Con tutto il rispetto che si deve alle persone, la logica che porta Cavallari e Cangemi – i transfughi ex berlusconiani – ad affiancarsi alla coalizione di centrosinistra non ha la stessa qualità del vecchio progetto dell’Udr. Cossiga e Mastella si dichiararono disponibili a compiere un gesto che spingeva fino alle estreme conseguenze  la chiusura, avvenuta con il crollo del Muro di Berlino (1989), del lungo ciclo post-bellico della guerra fredda. D’Alema a Palazzo Chigi voleva rappresentare questa ultima e conclusiva legittimazione lungo il processo di completa stabilizzazione democratica del Paese. Alla Pisana, si parva licet, non si compie in questo scampolo di politica pre-feriale nulla di paragonabile, vista la mancanza di una sia pur minima motivazione ideale e morale nell’apertura pro-Zingaretti dei due esponenti regionali, nati e cresciuti nell’orbita dell’universo berlusconiano.

Ieri, su questo giornale online, Romano Contromano – uno pseudonimo? – stilava un giudizio molto duro: l’accordo siglato da Zingaretti non può che essere classificato se non come un esempio di trasformismo bell’e buono. In effetti il passaggio da destra a sinistra, con l’allestimento in piena corsa di una maggioranza consiliare a sostegno di Zingaretti, dopo che le elezioni ne avevano precluso la possibilità in base al riparto dei seggi, non sembra alimentato da una pur pallida indicazione strategica. Certo, il governo regionale esce dal perimetro della incertezza e quindi della instabilità; e certo, di poi,  Zingaretti non ha più remore di fronte ai suoi critici, dediti a escogitare l’algoritmo segreto per bloccare la sua candidatura alla guida del Nazareno; ma certo, infine, questo gesto così emblematico che segna l’assorbimento della politica di Zingaretti nel pragmatismo di stile vetero-dalemiano non assegna l’aureola dell’uomo nuovo e del politico diverso al candidato più legato all’immagine della “sinistra che vince”.

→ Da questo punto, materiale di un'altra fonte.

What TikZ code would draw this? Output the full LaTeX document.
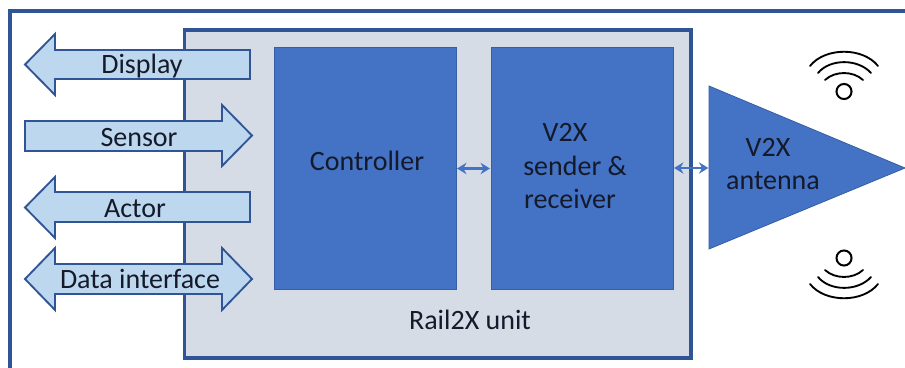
\documentclass[tikz,border=0pt]{standalone}
\usepackage{fontspec}
\setmainfont{Carlito}
\usetikzlibrary{arrows.meta}
\definecolor{frameblue}{HTML}{2F5597}
\definecolor{boxblue}{HTML}{4472C4}
\definecolor{unitgrey}{HTML}{D6DCE5}
\definecolor{lightblock}{HTML}{BDD7EE}
\definecolor{inktext}{HTML}{141A2A}
\tikzset{
  x=0.75pt,y=-0.75pt,
  framed/.style={draw=frameblue,line width=2.3pt},
  bluebox/.style={draw=frameblue!70!boxblue,line width=0.6pt,fill=boxblue,minimum width=136.5pt,minimum height=182pt,inner sep=0pt},
  blockarrow/.style={draw=frameblue,line width=1.4pt,fill=lightblock,line join=miter},
  lbl/.style={text=inktext,font=\fontsize{21}{25}\selectfont,inner sep=0pt,align=center},
  link/.style={{Stealth[length=7pt,width=8.5pt]}-{Stealth[length=7pt,width=8.5pt]},draw=boxblue,line width=2pt,shorten >=0.5pt,shorten <=0.5pt},
  wave/.style={draw=black,line width=1.4pt,line cap=round},
  dot/.style={circle,draw=black,line width=1.5pt,minimum size=11.3pt,inner sep=0pt}
}
\begin{document}
\begin{tikzpicture}
\useasboundingbox (0,0) rectangle (905,367);
\clip (0,0) rectangle (905,367);
\fill[white] (0,0) rectangle (905,367);
% outer frame
\draw[framed] (10,372) -- (10,11) -- (910,11);
% unit
\draw[framed,fill=unitgrey] (184.5,30) rectangle (691,358);
% inner boxes
\node[bluebox] (ctrl) at (365,168.5) {};
\node[bluebox] (radio) at (582,168.5) {};
\node[lbl] (ctrllbl) at (367,161) {Controller};
\node[lbl] (v2xa) at (565,132) {V2X};
\node[lbl] (v2xb) at (575,166) {sender \&};
\node[lbl] (v2xc) at (570,199) {receiver};
\node[lbl] (unitlbl) at (470,320) {Rail2X unit};
% antenna
\draw[draw=frameblue!70!boxblue,line width=0.6pt,fill=boxblue] (709,86) -- (905,168) -- (709,249) -- cycle;
\coordinate (antin) at (709,168);
\node[lbl] (anta) at (768,147) {V2X};
\node[lbl] (antb) at (773,181) {antenna};
% links
\draw[link] (ctrl) -- (radio);
\draw[link] (radio.east |- antin) -- (antin);
% block arrows
\draw[blockarrow] (250,50) -- (55,50) -- (55,34) -- (25,64.5) -- (55,95) -- (55,79) -- (250,79) -- cycle;
\node[lbl] (display) at (142,66) {Display};
\draw[blockarrow] (25,121) -- (222,121) -- (222,105) -- (252,135.5) -- (222,166) -- (222,151) -- (25,151) -- cycle;
\node[lbl] (sensor) at (139,137.5) {Sensor};
\draw[blockarrow] (250,192) -- (55,192) -- (55,177) -- (25,207.5) -- (55,238) -- (55,222) -- (250,222) -- cycle;
\node[lbl] (actor) at (135,208.5) {Actor};
\draw[blockarrow] (55,264) -- (222,264) -- (222,248) -- (252,279) -- (222,310) -- (222,294) -- (55,294) -- (55,310) -- (25,279) -- (55,248) -- cycle;
\node[lbl] (data) at (140,279) {Data interface};
% wireless icons
\node[dot] (dottop) at (844,91.5) {};
\draw[wave] (825,80) .. controls (835,70.7) and (853,70.7) .. (863,80);
\draw[wave] (818,73) .. controls (830,58.5) and (858,58.5) .. (871,73);
\draw[wave] (810,66) .. controls (825,47) and (863,47) .. (878,66);
\node[dot] (dotbot) at (844,258) {};
\draw[wave] (825,270) .. controls (835,279.3) and (853,279.3) .. (863,270);
\draw[wave] (818,277) .. controls (830,291.5) and (858,291.5) .. (871,277);
\draw[wave] (810,284) .. controls (825,303) and (863,303) .. (878,284);
\end{tikzpicture}
\end{document}
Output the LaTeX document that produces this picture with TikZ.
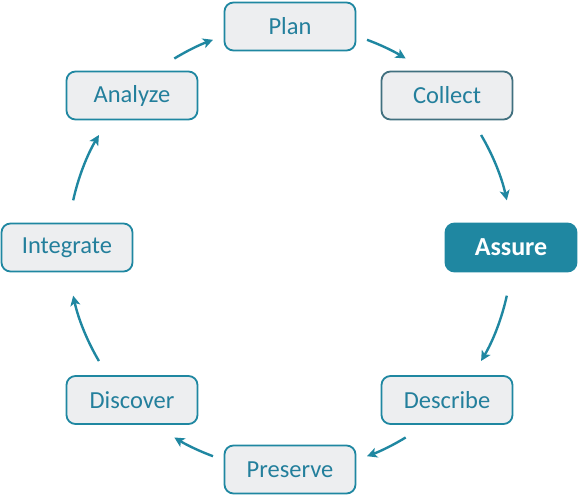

I dubbi crescono, non si allentano. Se così è, con tale dose di arido manovrismo, la sinistra può anche vincere, magari con la sapienza chi sa gestire gli esiti delle elezioni, ben attivando le pratiche del consenso tra le mura delle istituzioni, ma in fondo rimane ancora per un distillato di astuzia poco promettente una sinistra che non convince. Strano che i cattolici di Sant’Egidio, collocati in maggioranza alla Regione, non se ne avvedano. La loro parola potrebbe aiutare a correggere una linea che non suscita reazioni solo per il clima da vacanze imminenti. Nel centrosinistra, tutto sommato, spetta proprio ai cattolici richiamare i valori della coerenza e del rigore, ponendo freno alla seduzione del potere e ai vizi del facile pragmatismo.